Diese Chefs wollen nicht „Dampf ablassen“, sie wollen Wirkung. Sie schreien, um Druck zu machen, sich durchzusetzen und klarzustellen, wer hier das Sagen hat. Und sie empfinden danach keine Reue, sondern Genugtuung. Denn sie haben bekommen, was sie wollten: Aufmerksamkeit. Unterwerfung. Kontrolle.
Psychologisch betrachtet erfüllt das Schreien ein tiefes Bedürfnis: nach Selbstwirksamkeit. Wer sich im Inneren ohnmächtig fühlt, sei es durch schlechte Ergebnisse, mangelnde Anerkennung oder persönlichen Stress, greift zur akustischen Brechstange.
Besonders fatal: Viele dieser Muster stammen aus Kindheit und Sozialisation. Wer gelernt hat, dass man sich mit Lautstärke durchsetzt, übernimmt dieses Verhalten oft unreflektiert in den Job. Nur, dass dort keine Kinder sitzen, sondern hochqualifizierte Mitarbeitende mit Rückgrat und Kündigungsbereitschaft.
Folgen für Mitarbeitende: Angst statt Engagement
Was macht das mit einem Team? Kurzfristig: Entsetzen, Angst, Wegducken. Wer angeschrien wird, spurt vielleicht, aber nicht, weil er motiviert an die Arbeit geht, sondern weil er keinen weiteren Ärger will. Langfristig entsteht so ein toxisches Arbeitsklima. Mitarbeitende machen mehr Fehler, bringen keine Ideen mehr ein, übernehmen keine Verantwortung. Stattdessen: innere Kündigung, hohe Fluktuation, Vertrauensverlust oder Dienst nach Vorschrift. Und das Schlimmste: Viele machen sich klein und glauben irgendwann, sie seien wirklich so unfähig, wie man ihnen täglich entgegenschreit.
Die Folge? Gute Leute gehen. Und die, die bleiben, verstummen. Und die Führungskraft? Die glaubt immer noch, sie hätte alles im Griff, weil niemand widerspricht.

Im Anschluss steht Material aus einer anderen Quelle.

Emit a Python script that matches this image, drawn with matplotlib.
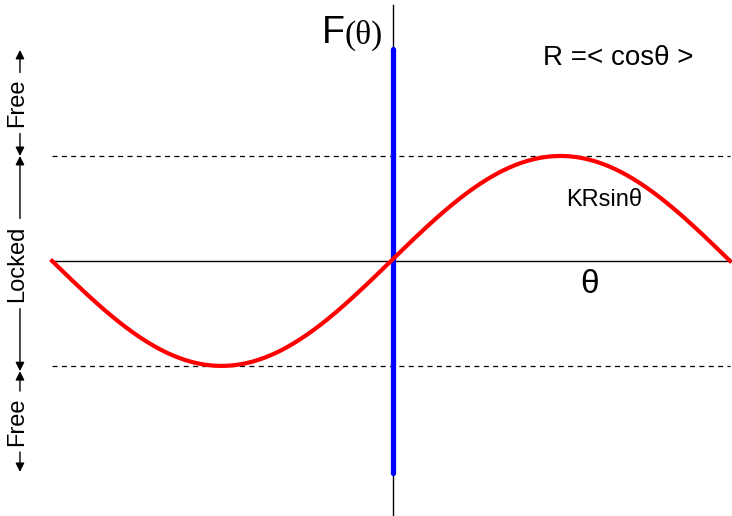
import numpy as np
import matplotlib
matplotlib.use("Agg")
import matplotlib.pyplot as plt

# Curve parameters
theta_min, theta_max = -np.pi, np.pi
amplitude = 1.0          # KR, peak of the coupling force
force_extent = 2.02      # half-length of the vertical F(theta) bar
n_points = 400

# Regions along the force axis: (label, y_low, y_high)
regions = [("Free", 1.0, 2.01), ("Locked", -1.05, 1.0), ("Free", -2.01, -1.05)]

fig = plt.figure(figsize=(7.32, 5.16), dpi=100)
ax = fig.add_axes([0, 0, 1, 1])
ax.set_xlim(-3.624, 3.160)
ax.set_ylim(-2.43, 2.486)
ax.axis("off")

sans = "Liberation Sans"
serif = "Liberation Serif"

theta = np.linspace(theta_min, theta_max, n_points)
force = amplitude * np.sin(theta)

# Axes through the origin
ax.plot([theta_min, theta_max], [0, 0], color="black", lw=1.0, zorder=2)
ax.plot([0.015, 0.015], [-2.5, 2.44], color="black", lw=1.0, zorder=2)

# Locking thresholds
for level in (amplitude, -amplitude):
    ax.plot([theta_min, theta_max], [level, level], color="black", lw=0.9,
            ls=(0, (4, 3.5)), zorder=2)

# Vertical force bar and the sinusoidal coupling
ax.plot([0.015, 0.015], [-force_extent, force_extent], color="#0000ff",
        lw=3.8, solid_capstyle="round", zorder=3)
ax.plot(theta, force, color="#ff0000", lw=3.0, zorder=4)

# Labels
ax.text(-0.425, 2.17, "F", fontsize=27, family=sans, ha="right", va="center")
ax.text(-0.43, 2.15, "(θ)", fontsize=24, family=serif, ha="left", va="center")
ax.text(1.41, 1.93, "R =< cosθ >", fontsize=20, family=sans, ha="left", va="center")
ax.text(1.62, 0.58, "KRsinθ", fontsize=17, family=sans, ha="left", va="center")
ax.text(1.84, -0.22, "θ", fontsize=24, family=sans, ha="center", va="center")

# Free / Locked bracket on the left
x_arrow = -3.439
x_text = -3.465
for label, lo, hi in regions:
    mid = (lo + hi) / 2
    half = 0.29 if label == "Free" else 0.43
    ax.text(x_text, mid, label, rotation=90, fontsize=17, family=sans,
            ha="center", va="center")
    for end, start in ((hi, mid + half), (lo, mid - half)):
        ax.annotate("", xy=(x_arrow, end), xytext=(x_arrow, start),
                    arrowprops=dict(arrowstyle="-|>", color="black", lw=1.0,
                                    mutation_scale=13, shrinkA=0, shrinkB=0))

fig.savefig("out.png", dpi=100)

Was aber tun, wenn der Chef schreit?
Ganz ehrlich: Wer sich anschreien lässt, ohne etwas zu sagen, schützt nicht den Betriebsfrieden, sondern das Problem. Deshalb braucht es Grenzen. Klare. Selbstbewusste. Nicht genauso laut, aber bestimmt. „Bitte in diesem Ton nicht noch einmal“ ist kein Affront, sondern Selbstschutz. Wer laut wird, muss Konsequenzen spüren. Und die fangen beim Widerspruch an, gern auch schriftlich. Im Zweifel: Personalabteilung einbinden, Vorfälle dokumentieren, Unterstützer suchen.
Führung beginnt mit Selbstführung und Selbstreflexion
Aber eigentlich sollte der Impuls zur Veränderung von oben kommen. Von jenen, die laut werden. Wer andere führt, muss zuerst sich selbst führen. Das aber fällt vielen schwer. Und hieße ja: hinschauen.
- Warum reagiere ich so?
- Was macht mich so wütend?
- Warum verliere ich die Kontrolle?
Häufig ist nicht der Mitarbeitende, der das Problem ist oder irgendein Missgeschick, sondern das eigene Ego, das getriggert wird.

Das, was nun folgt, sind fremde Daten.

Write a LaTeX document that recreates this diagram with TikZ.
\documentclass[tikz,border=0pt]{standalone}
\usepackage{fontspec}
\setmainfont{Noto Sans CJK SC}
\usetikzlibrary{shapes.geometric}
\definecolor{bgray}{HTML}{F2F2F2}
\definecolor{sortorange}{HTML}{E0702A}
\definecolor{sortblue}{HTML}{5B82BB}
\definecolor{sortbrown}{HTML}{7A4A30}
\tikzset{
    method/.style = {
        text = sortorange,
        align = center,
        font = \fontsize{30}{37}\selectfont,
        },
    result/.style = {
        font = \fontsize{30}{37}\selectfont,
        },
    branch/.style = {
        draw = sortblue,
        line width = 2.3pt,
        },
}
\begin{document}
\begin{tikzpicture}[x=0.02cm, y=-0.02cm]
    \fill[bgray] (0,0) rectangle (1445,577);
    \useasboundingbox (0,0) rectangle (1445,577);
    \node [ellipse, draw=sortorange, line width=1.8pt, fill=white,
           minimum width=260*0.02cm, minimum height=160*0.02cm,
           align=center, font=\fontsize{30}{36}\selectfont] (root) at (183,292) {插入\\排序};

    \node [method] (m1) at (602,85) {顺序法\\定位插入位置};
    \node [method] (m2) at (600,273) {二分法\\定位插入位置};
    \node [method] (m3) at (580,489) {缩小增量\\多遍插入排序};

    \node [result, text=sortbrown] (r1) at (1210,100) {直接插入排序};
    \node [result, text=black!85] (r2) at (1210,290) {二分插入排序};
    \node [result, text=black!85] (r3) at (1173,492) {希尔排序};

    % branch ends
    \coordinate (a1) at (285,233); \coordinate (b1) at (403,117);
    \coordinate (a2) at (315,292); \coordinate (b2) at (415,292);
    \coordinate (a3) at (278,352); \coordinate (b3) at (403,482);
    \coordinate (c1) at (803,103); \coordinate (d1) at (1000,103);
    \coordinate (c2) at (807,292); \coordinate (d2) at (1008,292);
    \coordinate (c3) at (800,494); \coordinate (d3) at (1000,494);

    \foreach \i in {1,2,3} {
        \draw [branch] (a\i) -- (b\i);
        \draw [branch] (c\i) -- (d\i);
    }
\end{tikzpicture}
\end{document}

Der erste Schritt: Verantwortung übernehmen für das eigene Verhalten. Das bedeutet nicht: Fehler kleinreden. Sondern: Fehler einräumen. „Ich bin laut geworden, das war nicht okay.“ Dieser Satz zeigt mehr Führungsstärke als jedes Machtgebrüll.
Der zweite Schritt: Zuhören lernen. Wer seine Mitarbeitenden wirklich verstehen will, muss ihre Perspektive hören und wird hoffentlich anders reagieren.
Der dritte Schritt: Führungskompetenzen ausbauen. Es gibt heute unzählige Trainings, Coachings, Formate für Selbstreflexion. Keine Ausreden mehr, wenn es um die eigene Entwicklung geht.
Merke: Führung heißt nicht, den lautesten Ton anzuschlagen, sondern den richtigen. Nicht einschüchtern, sondern inspirieren. Nicht Gehorsam erzeugen, sondern Vertrauen aufbauen. Wer das nicht versteht, sollte keine Verantwortung für Menschen tragen.